Stefano disse « Tranquilla » e le guidò la
mano.
***
Così era per
questo tutto quel sangue? Per condurla, un giorno simile, in un posto
simile, per sotterfugi e inganni così lontani dalla palla con cui aveva giocato
fino a due giorni prima? Ne ebbe una rabbia così grande che avrebbe voluto
mettersi a urlare. Ma no, non gliel’avrebbe data vinta. Non avrebbe dimostrato
a Lena di essere la bambina che lei credeva che fosse. No, tutto quel sangue
strillava che non era più una bambina, non era neanche una donna, non era che
una cosa malformata, rovinata, bloccata e sporca. Una cosa che un giorno si
sarebbe riscattata da quel sangue come Lena si riscattava dal suo.
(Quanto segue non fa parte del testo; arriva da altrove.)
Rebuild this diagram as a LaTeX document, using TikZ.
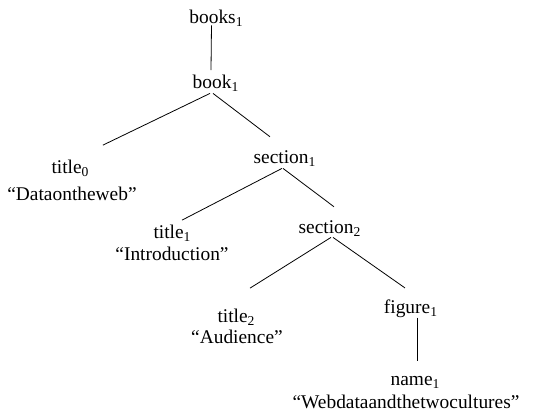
\documentclass[tikz,border=0pt]{standalone}
\usepackage{fontspec}
\setmainfont{Liberation Serif}
\usepackage{tikz}

\begin{document}
\begin{tikzpicture}[x=0.5pt,y=-0.5pt]
\tikzset{lbl/.style={anchor=base, inner sep=1pt, font=\fontsize{9.7}{11.6}\selectfont}}
\useasboundingbox (0,0) rectangle (538,414);

\node[lbl] (books) at (216.5,23) {books\textsubscript{1}};
\node[lbl] (book) at (216,88) {book\textsubscript{1}};

\node[lbl] (title0) at (70.5,173) {title\textsubscript{0}};
\node[lbl] (v0) at (72,200) {“Dataontheweb”};

\node[lbl] (section1) at (285,163) {section\textsubscript{1}};

\node[lbl] (title1) at (172.5,238) {title\textsubscript{1}};
\node[lbl] (v1) at (172,260) {“Introduction”};

\node[lbl] (section2) at (330,233) {section\textsubscript{2}};

\node[lbl] (title2) at (236.5,322) {title\textsubscript{2}};
\node[lbl] (v2) at (237,343) {“Audience”};

\node[lbl] (figure1) at (411,313) {figure\textsubscript{1}};

\node[lbl] (name1) at (415.5,385) {name\textsubscript{1}};
\node[lbl] (v3) at (406,408) {“Webdataandthetwocultures”};

\draw ([shift={(-5,-3)}]books.south)--([shift={(-5,-2)}]book.north);
\draw ([shift={(-6,0)}]book.south)--([shift={(11,-12)}]title0.north east);
\draw ([shift={(-3,0)}]book.south)--([shift={(-15,-11)}]section1.north);
\draw ([shift={(-3,0)}]section1.south)--([shift={(9.5,-2)}]title1.north);
\draw ([shift={(-2,0)}]section1.south)--([shift={(4,-11)}]section2.north);
\draw ([shift={(1,-1)}]section2.south)--([shift={(13.5,-18)}]title2.north);
\draw ([shift={(3,-1)}]section2.south)--([shift={(-6,-9)}]figure1.north);
\draw ([shift={(6,-2)}]figure1.south)--([shift={(1.5,-12)}]name1.north);
\end{tikzpicture}
\end{document}
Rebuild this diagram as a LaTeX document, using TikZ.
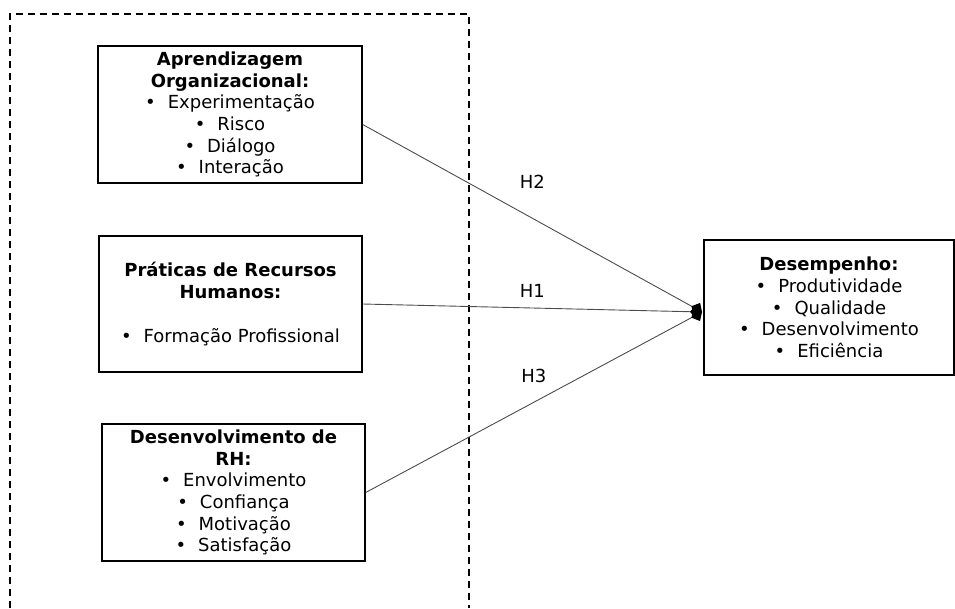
\documentclass[tikz,border=0pt]{standalone}
\usepackage{fontspec}
\setmainfont{DejaVu Sans}
\usetikzlibrary{arrows, arrows.meta, positioning, calc}
\newcommand{\bul}[1]{\textbullet\hspace{12pt}#1}
\tikzset{
   mybox/.style={draw, line width=1.4pt, align=center, inner sep=0pt,
      font=\fontsize{18}{21.7}\selectfont},
   mylink/.style={draw=black!70, line width=.9pt, -{Kite[length=12pt, width=14pt, inset=6pt, black]}},
   mylabel/.style={font=\fontsize{18}{20}\selectfont}
}
\begin{document}
\begin{tikzpicture}[x=1pt, y=-1pt]
      \useasboundingbox (0,0) rectangle (955,608);
      \draw[line width=1.2pt, dash pattern=on 7pt off 5pt] (10,608) |- (469,14) -- (469,608);

      \node[mybox, minimum width=264pt, minimum height=137pt] (aprend) at (230,114.5)
        {\textbf{Aprendizagem}\\ \textbf{Organizacional:}\\ \bul{Experimentação}\\ \bul{Risco}\\ \bul{Diálogo}\\ \bul{Interação}};
      \node[mybox, minimum width=263pt, minimum height=136pt] (praticas) at (230.5,304)
        {\textbf{Práticas de Recursos}\\ \textbf{Humanos:}\\[21.7pt] \bul{Formação Profissional}};
      \node[mybox, minimum width=263pt, minimum height=137pt] (desenv) at (233.5,492.5)
        {\textbf{Desenvolvimento de}\\ \textbf{RH:}\\ \bul{Envolvimento}\\ \bul{Confiança}\\ \bul{Motivação}\\ \bul{Satisfação}};
      \node[mybox, minimum width=250pt, minimum height=135pt] (desemp) at (829,307.5)
        {\textbf{Desempenho:}\\ \bul{Produtividade}\\ \bul{Qualidade}\\ \bul{Desenvolvimento}\\ \bul{Eficiência}};

      \coordinate (meet) at (702,312);

      \draw[mylink] ([yshift=-10pt]aprend.east) -- node[mylabel, pos=.5, above=26pt] {H2} (meet);
      \draw[mylink] (praticas.east) -- node[mylabel, pos=.5, above=7pt] {H1} (meet);
      \draw[mylink] (desenv.east) -- node[mylabel, pos=.5, above=16pt] {H3} (meet);
\end{tikzpicture}
\end{document}
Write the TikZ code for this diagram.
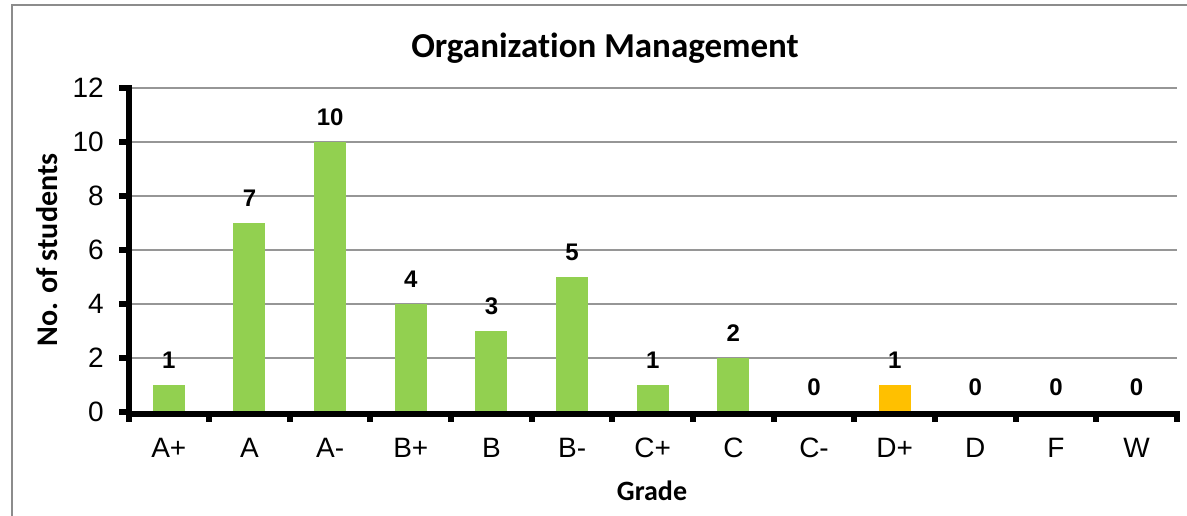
\documentclass[tikz,border=0pt]{standalone}
\usepackage{fontspec}
\setmainfont{Liberation Sans}
\newfontfamily\calib[Ligatures=NoCommon]{Carlito}
\definecolor{bargreen}{HTML}{92D050}
\definecolor{barorange}{HTML}{FFC000}
\definecolor{gridgray}{HTML}{969696}
\definecolor{framegray}{HTML}{8C8C8C}
\tikzset{
  gridline/.style={draw=gridgray, line width=2pt},
  axisline/.style={draw=black, line width=6pt},
  tickline/.style={draw=black, line width=6pt},
  ticklabel/.style={font=\fontsize{28}{30}\selectfont, inner sep=0pt},
  catlabel/.style={font=\fontsize{28}{30}\selectfont, inner sep=0pt},
  vallabel/.style={font=\fontsize{24}{26}\selectfont\bfseries, inner sep=0pt},
  titlelabel/.style={font=\fontsize{35}{38}\selectfont\calib\bfseries, inner sep=0pt},
  axtitle/.style={font=\fontsize{28}{30}\selectfont\calib\bfseries, inner sep=0pt},
}
\begin{document}
\begin{tikzpicture}[x=1pt,y=-1pt]
\useasboundingbox (0,0) rectangle (1187,515);
% frame
\draw[framegray, line width=2pt] (12,520) |- (1195,5);
% gridlines
\foreach \v in {2,4,...,12} {
  \draw[gridline] (131,{411.5-27*\v}) -- (1177,{411.5-27*\v});
}
% bars and labels
\foreach \i/\g/\v/\c in {1/A+/1/bargreen,2/A/7/bargreen,3/A-/10/bargreen,4/B+/4/bargreen,5/B/3/bargreen,6/B-/5/bargreen,7/C+/1/bargreen,8/C/2/bargreen,9/C-/0/bargreen,10/D+/1/barorange,11/D/0/bargreen,12/F/0/bargreen,13/W/0/bargreen} {
  \pgfmathsetmacro{\xc}{128.5+(\i-0.5)*80.65}
  \pgfmathsetmacro{\yt}{411.5-27*\v}
  \ifnum\v>0
    \fill[\c] ({\xc-16},\yt) rectangle ({\xc+16},411.5);
  \fi
  \node[vallabel] (v\i) at (\xc,{\yt-24}) {\v};
  \node[catlabel] (c\i) at (\xc,448) {\g};
}
% axes
\draw[axisline] (128.5,85) -- (128.5,416.5);
\draw[axisline] (125.5,413.5) -- (1180,413.5);
\foreach \v in {0,2,...,12} {
  \draw[tickline] (119,{411.5-27*\v}) -- (128,{411.5-27*\v});
  \node[ticklabel, anchor=east] (t\v) at (104,{411.5-27*\v}) {\v};
}
\foreach \i in {1,...,13} {
  \pgfmathsetmacro{\xt}{128.5+\i*80.65}
  \draw[tickline] (\xt,413) -- (\xt,422);
}
\draw[tickline] (128.5,413) -- (128.5,422);
% titles
\node[titlelabel] (title) at (605,48) {Organization Management};
\node[axtitle] (xtitle) at (652,491) {Grade};
\node[axtitle, font=\fontsize{30}{32}\selectfont\calib\bfseries, rotate=90] (ytitle) at (47,250) {No. of students};
\end{tikzpicture}
\end{document}
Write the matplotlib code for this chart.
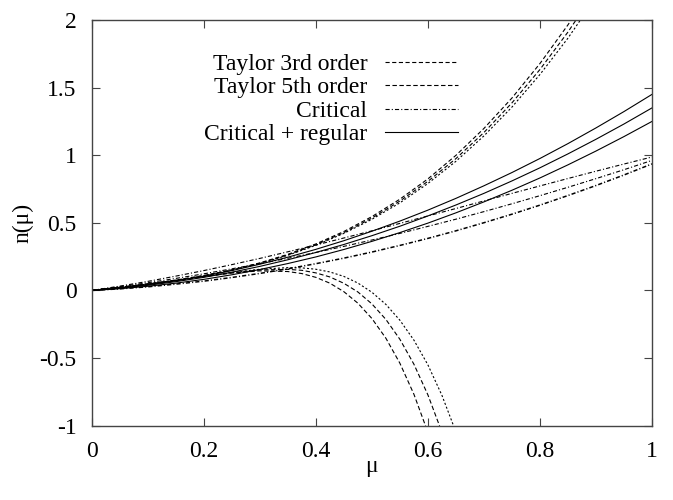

Il sangue
era la sola via per accedere a meccanismi biologici ben più complicati. E benché
nessuno le avesse mai spiegato queste cose, Antonia sentiva di penetrare a
fondo nei misteri dei grandi. Sentiva che la palla non era niente in confronto
al gioco che si spiegava ai suoi occhi. Ma di quella palla, solo di quella
palla, aveva una grande nostalgia.
***
« Che diavolo
ci fate là sopra? » gridò, spiando i rami nodosi che si dipanavano sopra la sua
testa. La cesta col lenzuolo, gonfio d’acqua, le appesantiva il fianco.
« Zitta, zitta! » strillò Nino.
« Zitta che ci trovano! » strillò Armando.
« Scendete o vado di corsa a chiamare la Lena ».
Il nome della Lena, chissà perché, aveva sempre un certo effetto sui bambini.
« Ma Tonia, Tonia… » pigolò Nino, scivolando un
ramo più in basso. Antonia lo guardò dondolarsi come una scimmietta, che aveva
visto soltanto nei libri di scuola.
« Dov’è la Lena? » chiese Armando, come per
assicurarsi che la minaccia fosse vera.
« Ancora al fiume. Ma sta tornando » disse
Antonia, alzando le spalle senza guardarli.
« Ma dobbiamo proprio scendere? Ci vogliono
arrestare » piagnucolò Nino.
« Abbiamo perso la palla » piagnucolò Armando.
Antonia ricambiò lo sguardo dei suoi occhietti
nel fogliame, grossi e neri come ciottoli tondi.
« Lo so » disse piano « Abbiamo perso la palla ».